Der Auftritt einer alten Dame, die forschen Schritts auf mich zukommt: »Können Sie mir bitte gaaanz schnell drei Fahrkarten zum Hauptbahnhof aus dem Automaten lassen?« Sie hält mir einen Geldschein unter die Nase, und ich erledige den Auftrag. Da kommen zwei junge Erwachsene aus dem Parkhaus gerannt. Die Dame wedelt triumphierend mit den Tickets: »Sagte ich doch, Kinders: kein Problem für eure Omi!«
Meine Oma benutzte oft den Begriff Läusknäcker für Menschen, die bei gewissen Dingen Haarspalterei bis zum Exzess betrieben. Das kann man einer Person an den Kopf werfen, ohne sie zu verletzen. Daher ist dieser Begriff ein fester Bestandteil in meinem Wortschatz geworden. Außerdem sorgt er meistens für Erheiterung.
Auch unsere »Kleinen« (5, 9 und 16) haben Spaß an Gameboy und iPhone. Doch mit den Nachbarskindern aus dem zweiten Stock tauschen sie sich über den Balkon per Brief und Schnurpost aus. Hurra!
Turckheim, Elsass: Aus dem Verkehrszeichen »Verbot der Einfahrt« haben unbekannte Künstler eine verführerische Einladung gemacht – ausgerechnet voreinerderzahlreichen »Winstuben«.
In der Berliner S-Bahn höre ich zu, wie sich zwei Germanistik-Studenten unterhalten: »Wie weit biste?« – »Viertes Semester!« – »Wat lest ihr denn jrade im Seminar?« – »Fontane, Effi Briest.« – »Soll furchtbar sein!« – »Schlimmer!!!«
Herbert Schüngeler, Hückelhoven-Brachelen, Nordrhein-Westfalen
Auf einer Familienfreizeit unterhielt ich mich mit einem anderen Westpfälzer beim Abtrocknen.
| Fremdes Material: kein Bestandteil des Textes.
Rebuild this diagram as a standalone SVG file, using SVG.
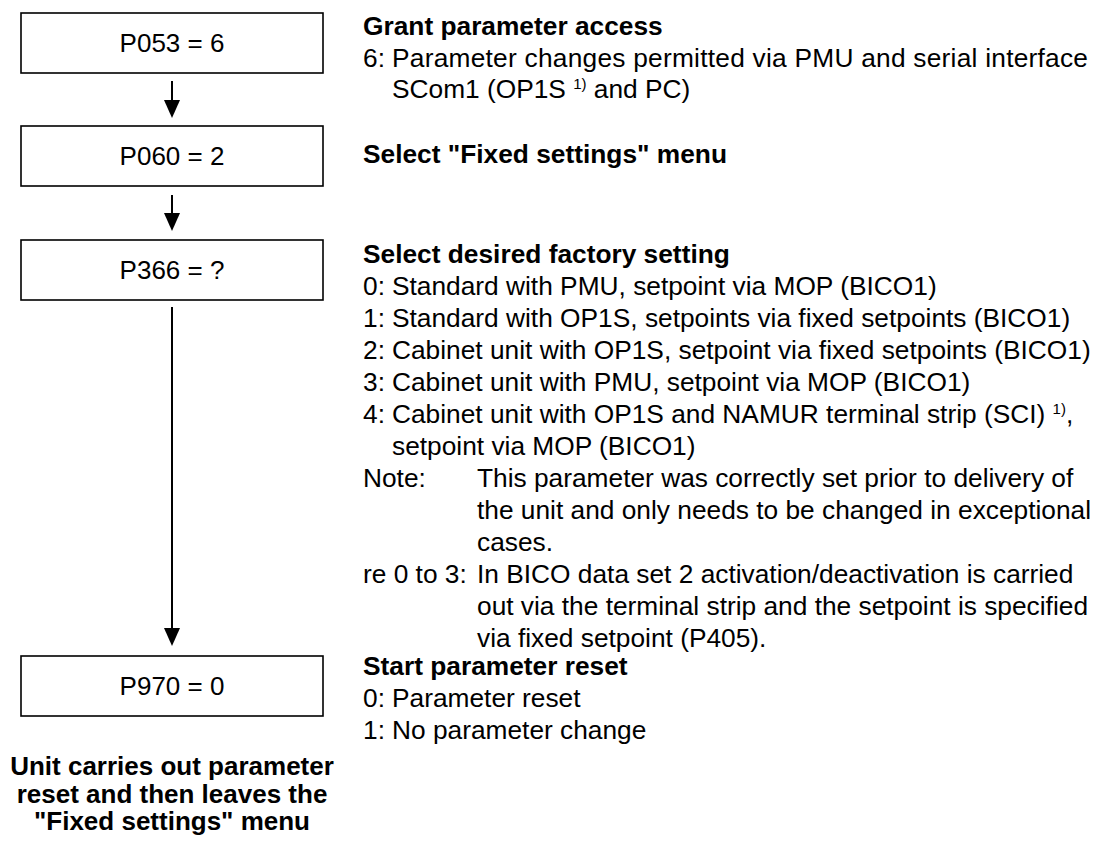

Wir verfielen in unsere Mundart und kamen auf Poussieren und auf die Freierei gehen. Ausdrücke, die ich früher in meiner Westpfälzer Heimat oft gehört habe, wenn es darum ging, dass irgendeiner mit irgendeiner angebandelt hat oder zwei zusammen waren. Aber »poussieren« und »auf die Freierei gehen« klingt doch schöner!
Philemon und Baucis in einem Hotel: Ein älteres Ehepaar wartet auf den Fahrstuhl. Als dieser hält, ist nur noch Platz für eine Person. »Wir lassen uns nie allein«, lässt die alte Dame würdevoll vernehmen, während sich das Paar an den Händen hält. Noch nach Tagen kann ich nur mit Rührung an diese Szene zurückdenken.
In meiner Kindheit gab es das schöne Wort Postbeamter. Das fiel mir ein, nachdem ich nun schon seit mehr als zwei Wochen täglich in meinen leeren Briefkasten schaue. Denn es wird ja (unbefristet) gestreikt. Was war das für eine Zeit, in der die Post noch ein Staatsunternehmen war und alles pünktlich – mitunter sogar zweimal am Tag – zugestellt wurde! Inzwischen streiken auch die Geldautomatenbefüller. Was für eine Zeit, als es noch den Geldbriefträger gab!
Der Schornsteinfeger, der jeden Morgen an mir vorbeifährt, wenn ich mit meiner Hündin spazieren gehe, und der mich seit einiger Zeit freundlich grüßt, hielt heute neben mir an, ließ die Scheibe herunter und gab mir ein kleines Schornsteinfegermännchen. Mehr Glück kann man an seinem Geburtstag gar nicht haben!